Jim and Sandy’s affection for Woods went beyond mere parental support, though. The two (both in their 50s; Morby is 24) have evolved into borderline hipsters. They now buy records at Love Garden in Lawrence and find new underground music by typing “Woods” into Pandora. They’ve traveled to Woods’ shows in Omaha and Iowa City and California and New York. “Sandy elbows her way right up to the stage,” Jim says. “Afterward, she goes online and makes DVD scrapbooks.”
The Morbys have even opened up their home, deep in the 130th-and-Antioch heart of Johnson County suburbia, to roving indie bands. “We’ve had Woods, Crystal Stilts, the Vivian Girls,” Jim brags.
This weekend, they’ll host the Babies, Morby’s new band. The Babies are a collaboration between Morby and Vivian Girls guitarist Cassie Ramone that started more or less as a joke. Out carousing in New York one night, Morby spotted Ramone, whom he’d known since his earliest days in the city. They discovered that they were headed for the same party, and Ramone asked Morby if he’d like to get a couple of “road sodas” for the walk.
“What are road sodas?” Morby asked.
“You know,” she said, “beer.”
He laughed and said they should start a band called the Road Sodas.
“And she took it seriously,” Morby recalls. “She said, ‘Yeah, let’s do it.’ “
Later, Morby asked Ramone if he could move into her living room. She said OK. He brought over an air mattress and bought four 99-cent plastic tablecloths, which he hung from Ramone’s ceiling, creating a sort of fort. “It was funny,” he says of his days at Ramone’s place. “You could only get the Internet — could only steal it from the neighbors — in the corner where I was. So I would wake up every day to Cassie sneaking in to use the Internet. The drapes I put up eventually got torn down by the cat that was living there. It was described many times as a ‘jack shack.’ “
The two started writing songs together, added a drummer and a bass player, and changed their name to the Babies. The initial idea was to do something low-key, a party band, to relive the days before Woods and the Vivian Girls (a much-buzzed about, hazy, retro garage-rock act) got too popular for house shows. But soon they were touring, releasing singles and then a self-titled debut garage-pop LP in 2011. “Everything I do, I do as seriously as possible,” Morby says. “I invest every ounce of energy into it.”

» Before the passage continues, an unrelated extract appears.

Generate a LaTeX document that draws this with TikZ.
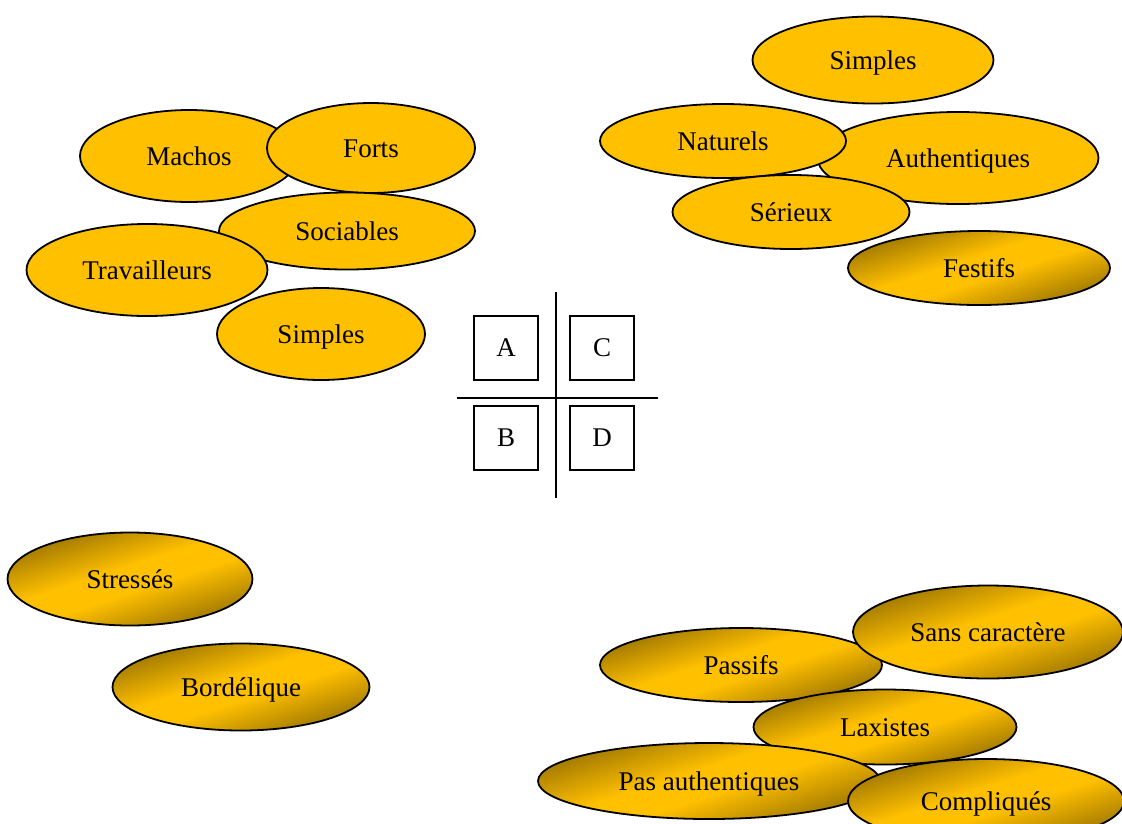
\documentclass[tikz,border=0pt]{standalone}
\usepackage{fontspec}
\setmainfont{Liberation Serif}
\usetikzlibrary{shapes.geometric}
\definecolor{gold}{RGB}{255,192,0}
\definecolor{golddark}{RGB}{150,112,0}
% diagonal band: dark corners, wide gold middle
\pgfdeclareverticalshading{goldband}{100bp}{%
  color(0bp)=(golddark); color(24bp)=(golddark); color(45bp)=(gold);
  color(55bp)=(gold); color(76bp)=(golddark); color(100bp)=(golddark)}
\begin{document}
\begin{tikzpicture}[x=1pt,y=-1pt,
  trait/.style={ellipse, draw=black, line width=1.8pt, fill=gold, inner sep=0pt,
    text height=22pt, text depth=4pt,
    font=\fontsize{27}{30}\selectfont},
  shaded/.style={trait, shading=goldband, shading angle=18},
  quad/.style={draw=black, line width=1.2pt, minimum size=64pt, inner sep=0pt,
    font=\fontsize{27}{30}\selectfont}]
\useasboundingbox (0,0) rectangle (1122,823);

% upper left group
\node[trait, minimum width=218pt, minimum height=92pt] (machos) at (189,156) {Machos};
\node[trait, minimum width=208pt, minimum height=90pt] (forts) at (371,148) {Forts};
\node[trait, minimum width=256pt, minimum height=77pt] (sociables) at (347,231) {Sociables};
\node[trait, minimum width=241pt, minimum height=92pt] (travailleurs) at (147,270) {Travailleurs};
\node[trait, minimum width=208pt, minimum height=92pt] (simplesA) at (321,334) {Simples};

% upper right group
\node[trait, minimum width=241pt, minimum height=87pt] (simplesC) at (873,60) {Simples};
\node[trait, minimum width=281pt, minimum height=92pt] (authentiques) at (958,158) {Authentiques};
\node[trait, minimum width=246pt, minimum height=74pt] (naturels) at (723,141) {Naturels};
\node[trait, minimum width=237pt, minimum height=74pt] (serieux) at (791,212) {Sérieux};
\node[shaded, minimum width=262pt, minimum height=74pt] (festifs) at (979,268) {Festifs};

% central quadrant
\coordinate (vtop) at (556,292);
\coordinate (vbot) at (556,498);
\coordinate (hleft) at (457,398);
\coordinate (hright) at (658,398);
\draw[line width=1.4pt] (vtop) -- (vbot);
\draw[line width=1.4pt] (hleft) -- (hright);
\node[quad] (A) at (506,348) {A};
\node[quad] (C) at (602,348) {C};
\node[quad] (B) at (506,438) {B};
\node[quad] (D) at (602,438) {D};

% lower left group
\node[shaded, minimum width=245pt, minimum height=93pt] (stresses) at (130,579) {Stressés};
\node[shaded, minimum width=257pt, minimum height=87pt] (bordelique) at (241,687) {Bordélique};

% lower right group
\node[shaded, minimum width=282pt, minimum height=74pt] (passifs) at (741,665) {Passifs};
\node[shaded, minimum width=270pt, minimum height=93pt] (sanscaractere) at (988,632) {Sans caractère};
\node[shaded, minimum width=263pt, minimum height=75pt] (laxistes) at (885,727) {Laxistes};
\node[shaded, minimum width=342pt, minimum height=76pt] (pasauthentiques) at (709,781) {Pas authentiques};
\node[shaded, minimum width=276pt, minimum height=84pt] (compliques) at (986,801) {Compliqués};
\end{tikzpicture}
\end{document}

Jeremy Earl, Woods’ lead singer and guitarist, also runs Woodsist, a record label whose early releases by now well-known acts like Real Estate, Kurt Vile and Wavves have earned it the kind of Brooklyn street cred that other labels only dream of. He’s scaling back Woodsist’s output this year to put all his resources behind Woods and the Babies. Woods’ latest, Bend Beyond, dropped in September; the Babies’ sophomore effort, Our House on the Hill, was released last week.
The Babies dug in and spent more time on Hill, relocating to Los Angeles for a couple of weeks to work with producer Rob Barbato (Darker My Love, the Fall and Cass McCombs). “We were able to concentrate better, not having the distraction of going out every night in New York,” Morby says. “And the studio was fantastic, a beautiful studio.” As a result, the new album is richer and more varied than the first Babies record; organ, piano, saxophone and even strings mingle with the band’s punkish guitar-drum-bass foundation.
After the recording comes the tour, and Morby has had a busy fall. Woods toured through September and October, opening for the Walkmen on some East Coast dates. Now the Babies are out for another lap, which has the group on the road until Christmas. First, though: Thanksgiving in Kansas City, where the Morbys, their son and the whole band will gather for turkey dinner before a Friday-night show at the Riot Room. “I’m excited to be having Thanksgiving there,” Ramone says.
Another scrapbook opportunity? “Kevin likes to make fun of me for making them,” Sandy says. “But all the other band members like them.”